Over the past few years, physicists specializing in the arcane behavior of quantum particles have turned their mathematical machinery toward black holes, which, at a distance, resemble particles. Several groups have recently made a surprising finding. They have shown that the behavior of a gravitational (or electromagnetic) wave can be fully known through the actions of just one of its countless particles, as if we could learn the precise silhouette of a tsunami after examining a single water molecule."


“I would not have thought it possible, and I’m still having a little bit of trouble wrapping my head around it,” said Radu Roiban, a theoretical physicist at Pennsylvania State University who was not involved in the research.

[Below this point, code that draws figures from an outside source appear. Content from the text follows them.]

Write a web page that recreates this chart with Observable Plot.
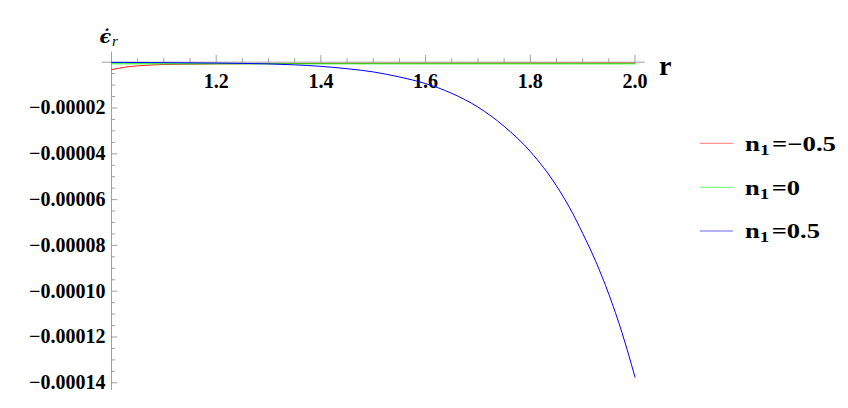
<!DOCTYPE html>
<html><head><meta charset="utf-8">
<script src="https://cdn.jsdelivr.net/npm/d3@7"></script>
<script src="https://cdn.jsdelivr.net/npm/@observablehq/plot@0.6"></script>
<style>
body{margin:0;background:#fff;}
#chart{width:848px;height:408px;position:relative;}
svg{font-family:"Liberation Serif","Times New Roman",serif;}
</style>
</head><body><div id="chart"></div>
<script>
// radial coordinate samples
const r = [1.0,1.025,1.05,1.075,1.1,1.15,1.2,1.25,1.3,1.35,1.4,1.45,1.5,1.55,1.6,1.65,1.7,1.75,1.8,1.85,1.875,1.9,1.925,1.95,1.975,2.0];
// values in units of 1e-6
const epsNeg = [-3.3,-2.2,-1.6,-1.25,-1.0,-0.85,-0.75,-0.68,-0.62,-0.58,-0.55,-0.52,-0.5,-0.48,-0.46,-0.45,-0.44,-0.43,-0.42,-0.41,-0.41,-0.4,-0.4,-0.4,-0.4,-0.4];
const epsZero = [-0.7,-0.7,-0.7,-0.7,-0.7,-0.7,-0.7,-0.7,-0.7,-0.7,-0.7,-0.7,-0.7,-0.7,-0.7,-0.7,-0.7,-0.7,-0.7,-0.7,-0.7,-0.7,-0.7,-0.7,-0.7,-0.7];
const epsPos = [-0.08,-0.1,-0.13,-0.16,-0.2,-0.28,-0.38,-0.52,-0.74,-1.16,-1.81,-2.85,-4.24,-6.45,-9.34,-13.6,-19.6,-28.0,-39.0,-54.0,-63.5,-74.7,-87.0,-101.3,-118.0,-137.5];
const seriesNums = ["\u22120.5","0","0.5"];
const seriesColors = ["#ff2020","#00ff00","#0000ff"];
const xMajorTicks = [1.2,1.4,1.6,1.8,2.0];
const xMinorTicks = [1.05,1.1,1.15,1.25,1.3,1.35,1.45,1.5,1.55,1.65,1.7,1.75,1.85,1.9,1.95];
const yMajorTicks = [-0.00002,-0.00004,-0.00006,-0.00008,-0.0001,-0.00012,-0.00014];
const yMinorTicks = [-0.000005,-0.00001,-0.000015,-0.000025,-0.00003,-0.000035,-0.000045,-0.00005,-0.000055,-0.000065,-0.00007,-0.000075,-0.000085,-0.00009,-0.000095,-0.000105,-0.00011,-0.000115,-0.000125,-0.00013,-0.000135];

const allSeries = [epsNeg, epsZero, epsPos];
const table = [];
allSeries.forEach((vals, i) => vals.forEach((v, j) => table.push({r: r[j], v: v * 1e-6, s: i})));

const font = {fontFamily: "Liberation Serif", fontWeight: "bold", fontSize: 20};
const axisColor = "#a0a0a0";

const chart = Plot.plot({
  width: 848, height: 408,
  marginLeft: 111, marginRight: 213.5, marginTop: 61.7, marginBottom: 25.7,
  x: {domain: [1, 2], axis: null},
  y: {domain: [-0.00014, 0], axis: null},
  style: {background: "#fff", overflow: "visible"},
  marks: [
    Plot.ruleY([0], {x1: 0.982, x2: 2.02, stroke: axisColor}),
    Plot.ruleX([1], {y1: 0.0000044, y2: -0.0001434, stroke: axisColor}),
    Plot.axisX(xMajorTicks, {anchor: "top", tickSize: 7.7, tickFormat: () => "", label: null, stroke: axisColor}),
    Plot.axisX(xMinorTicks, {anchor: "top", tickSize: 4.5, tickFormat: () => "", label: null, stroke: axisColor}),
    Plot.axisY(yMajorTicks, {anchor: "left", tickSize: -6.3, tickFormat: () => "", label: null, stroke: axisColor}),
    Plot.axisY(yMinorTicks, {anchor: "left", tickSize: -4, tickFormat: () => "", label: null, stroke: axisColor}),
    Plot.text(xMajorTicks, {x: d => d, y: 0, dy: 19.5, text: d => d.toFixed(1), ...font, fill: "#000", ariaLabel: "x-labels"}),
    Plot.text(yMajorTicks, {x: 1, y: d => d, dx: -6, textAnchor: "end", text: d => "\u2212" + Math.abs(d).toFixed(5), ...font, fill: "#000", ariaLabel: "y-labels"}),
    ...allSeries.map((_, i) => Plot.line(table.filter(d => d.s === i), {x: "r", y: "v", stroke: seriesColors[i], strokeWidth: 1, curve: "monotone-x"}))
  ]
});
document.getElementById("chart").appendChild(chart);

const svg = d3.select(chart);
// the reference glyphs are drawn wider than the font's natural width
svg.selectAll('g[aria-label="x-labels"] text').attr("textLength", 26).attr("lengthAdjust", "spacingAndGlyphs");
svg.selectAll('g[aria-label="y-labels"] text').attr("textLength", 88).attr("lengthAdjust", "spacingAndGlyphs");

const txt = (x, y, s, attrs) => {
  const t = svg.append("text").attr("x", x).attr("y", y).attr("text-anchor", "start").attr("fill", "#000").attr("font-family", "Liberation Serif").text(s);
  Object.entries(attrs || {}).forEach(([k, v]) => t.attr(k, v));
  return t;
};
// vertical axis label: epsilon with dot above and subscript r
const yl = txt(99.5, 43, "", {"font-family": "DejaVu Serif", "font-style": "italic", "font-weight": "bold", "font-size": 19});
yl.append("tspan").text("\u03f5\u0307");
yl.append("tspan").attr("font-family", "Liberation Serif").attr("font-weight", "normal").attr("font-size", 15).attr("dy", 3).attr("dx", 1).text("r");
// horizontal axis label
txt(659, 75, "r", {"font-weight": "bold", "font-size": 28});
// legend
const legendY = [143.3, 187.3, 231];
const legendW = [91, 55, 75];
seriesNums.forEach((num, i) => {
  svg.append("line").attr("x1", 700).attr("x2", 733).attr("y1", legendY[i]).attr("y2", legendY[i]).attr("stroke", seriesColors[i]).attr("stroke-width", 1).attr("stroke-opacity", 0.6);
  const t = txt(745, legendY[i] + 7.4, "", {"font-weight": "bold", "font-size": 21});
  t.append("tspan").text("n");
  t.append("tspan").attr("font-size", 15).attr("dy", 4).text("1");
  t.append("tspan").attr("dy", -4).attr("dx", 2).text("=" + num);
  t.attr("textLength", legendW[i]).attr("lengthAdjust", "spacingAndGlyphs");
});
</script>
</body></html>
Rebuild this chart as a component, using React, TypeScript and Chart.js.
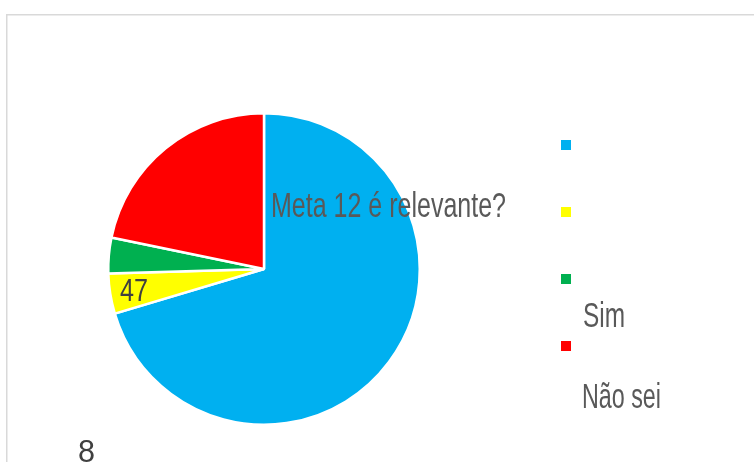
import React, { useEffect, useRef } from 'react';
import { Chart, registerables } from 'chart.js';

Chart.register(...registerables);

// ---- data ----
const categories = ['', '', 'Sim', 'Não sei'];
const values = [152, 9, 8, 47];
const colors = ['#00B0F0', '#FFFF00', '#00B050', '#FF0000'];
const titleText = 'Meta 12 é relevante?';

const FONT = "'Liberation Sans Narrow', 'Liberation Sans', Arial, sans-serif";

function fitText(
  ctx: CanvasRenderingContext2D,
  text: string,
  x: number,
  y: number,
  size: number,
  width: number,
  color: string
) {
  ctx.save();
  ctx.font = `${size}px ${FONT}`;
  const m = ctx.measureText(text).width || 1;
  ctx.translate(x, y);
  ctx.scale(width / m, 1);
  ctx.fillStyle = color;
  ctx.textBaseline = 'alphabetic';
  ctx.textAlign = 'left';
  ctx.fillText(text, 0, 0);
  ctx.restore();
}

const decorPlugin = {
  id: 'decor',
  beforeDraw(chart: any) {
    const ctx = chart.ctx as CanvasRenderingContext2D;
    ctx.save();
    ctx.fillStyle = '#ffffff';
    ctx.fillRect(0, 0, chart.width, chart.height);
    ctx.strokeStyle = '#d9d9d9';
    ctx.lineWidth = 1.5;
    ctx.strokeRect(6.75, 14.75, 900, 600);
    ctx.restore();
  },
  afterDraw(chart: any) {
    const ctx = chart.ctx as CanvasRenderingContext2D;
    const meta = chart.getDatasetMeta(0);
    const labels = chart.data.labels as string[];
    const ds = chart.data.datasets[0];

    // title
    fitText(ctx, titleText, 271, 217, 35, 235, '#595959');

    // data labels (as rendered in the reference)
    const arc = meta.data[1];
    if (arc) {
      const p = arc.getProps(['x', 'y', 'startAngle', 'endAngle', 'outerRadius'], true);
      const mid = (p.startAngle + p.endAngle) / 2;
      const r = p.outerRadius * 0.845;
      const cx = p.x + Math.cos(mid) * r;
      const cy = p.y + Math.sin(mid) * r;
      fitText(ctx, String(ds.data[3]), cx - 14, cy + 11, 31, 28, '#404040');
    }
    fitText(ctx, String(ds.data[2]), 78, 462, 31, 17, '#404040');

    // legend
    const boxX = 561;
    const boxTop = 140;
    const step = 67;
    for (let i = 0; i < labels.length; i++) {
      ctx.fillStyle = (ds.backgroundColor as string[])[i];
      ctx.fillRect(boxX, boxTop + i * step, 10, 10);
    }
    fitText(ctx, labels[2], 583, 327, 35, 42, '#595959');
    fitText(ctx, labels[3], 582, 408, 35, 79, '#595959');
  },
};

export default function App() {
  const ref = useRef<HTMLCanvasElement | null>(null);
  useEffect(() => {
    if (!ref.current) return;
    const chart = new Chart(ref.current, {
      type: 'pie',
      data: {
        labels: categories,
        datasets: [
          {
            data: values,
            backgroundColor: colors,
            borderColor: '#ffffff',
            borderWidth: 2.5,
            hoverOffset: 0,
            offset: 0,
          },
        ],
      },
      options: {
        responsive: false,
        animation: false,
        events: [],
        layout: { padding: { left: 107, top: 112, right: 333, bottom: 36 } },
        plugins: {
          legend: { display: false },
          tooltip: { enabled: false },
          title: { display: false },
        },
      },
      plugins: [decorPlugin],
    });
    return () => chart.destroy();
  }, []);
  return (
    <div style={{ position: 'fixed', left: 0, top: 0, width: 754, height: 462, background: '#fff' }}>
      <canvas ref={ref} width={754} height={462} style={{ display: 'block', width: 754, height: 462 }} />
    </div>
  );
}
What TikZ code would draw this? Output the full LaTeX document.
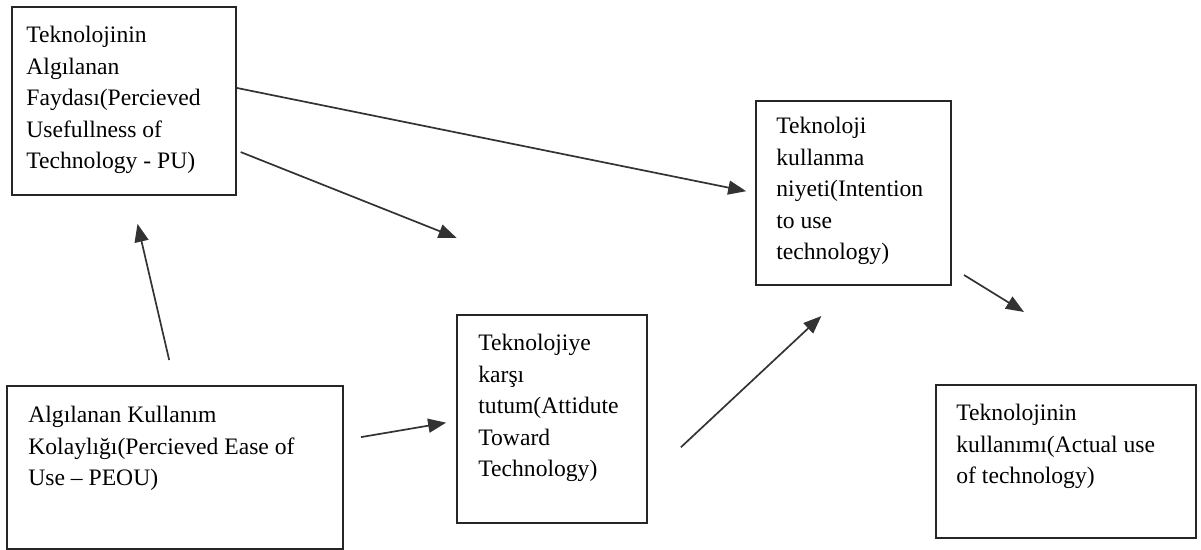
\documentclass[tikz,border=0pt]{standalone}
\usepackage{fontspec}
\setmainfont{Liberation Serif}
\usepackage{tikz}
\usetikzlibrary{arrows.meta}

\begin{document}
\begin{tikzpicture}[->,>={Triangle[length=9pt,width=7pt]},x=0.5pt,y=-0.5pt,
    box/.style={rectangle, draw=black!85, line width=1pt, inner sep=0pt},
    txt/.style={anchor=north west, inner sep=0pt, align=left,
                font=\fontsize{11.8}{15.75}\selectfont},
    link/.style={line width=0.85pt, color=black!80}]

    \useasboundingbox (0,0) rectangle (1201,550);

    \node[box,
          minimum width = 112pt,
          minimum height = 94pt
          ] (pu) at (124,101) {};
    \node[txt] (putext) at ([shift={(7.5pt,-10pt)}]pu.north west)
        {Teknolojinin\\Algılanan\\Faydası(Percieved\\Usefullness of\\Technology - PU)};

    \node[box,
          minimum width = 168pt,
          minimum height = 81.5pt
          ] (peou) at (175,467.5) {};
    \node[txt] (peoutext) at ([shift={(11pt,-10.5pt)}]peou.north west)
        {Algılanan Kullanım\\Kolaylığı(Percieved Ease of\\Use – PEOU)};

    \node[box,
          minimum width = 95pt,
          minimum height = 104pt
          ] (att) at (552,419) {};
    \node[txt] (atttext) at ([shift={(11pt,-10pt)}]att.north west)
        {Teknolojiye\\karşı\\tutum(Attidute\\Toward\\Technology)};

    \node[box,
          minimum width = 97.5pt,
          minimum height = 92pt
          ] (int) at (853.5,193) {};
    \node[txt] (inttext) at ([shift={(10.5pt,-8.5pt)}]int.north west)
        {Teknoloji\\kullanma\\niyeti(Intention\\to use\\technology)};

    \node[box,
          minimum width = 130pt,
          minimum height = 76.5pt
          ] (use) at (1066,461.5) {};
    \node[txt] (usetext) at ([shift={(10.5pt,-10pt)}]use.north west)
        {Teknolojinin\\kullanımı(Actual use\\of technology)};


    \path[link]
    %usefulness paths
    ([yshift=6.5pt]pu.east) edge [shorten >=4.5pt] (int.west)
    ([yshift=-24.8pt]pu.east) edge [shorten <=2pt, shorten >=103pt] (att.north east)
    %ease of use paths
    (peou.north) edge [shorten <=12.8pt, shorten >=14.3pt] ([xshift=3.5pt]pu.south)
    ([yshift=13.75pt]peou.east) edge [shorten <=8.6pt, shorten >=5pt] ([yshift=-1pt]att.west)
    %attitude and intention paths
    ([yshift=-29.5pt]att.east) edge [shorten <=22.5pt, shorten >=22pt] (int.south)
    ([shift={(6pt,5.5pt)}]int.south east) edge [] ([shift={(-21pt,36pt)}]use.north) ;

\end{tikzpicture}
\end{document}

"The results could help future researchers interpret the sharper quivers in space-time that future observatories will record. They also mark the next step in understanding how theories of quantum particles capture events taking place at our larger level of reality."


“What’s the precise connection between these quantum ideas and the real world? That’s what [their research] is about,” said Zvi Bern, a theoretical particle physicist at the Bhaumik Institute for Theoretical Physics at the University of California, Los Angeles. “It [provides] a much better understanding of that than we had before.”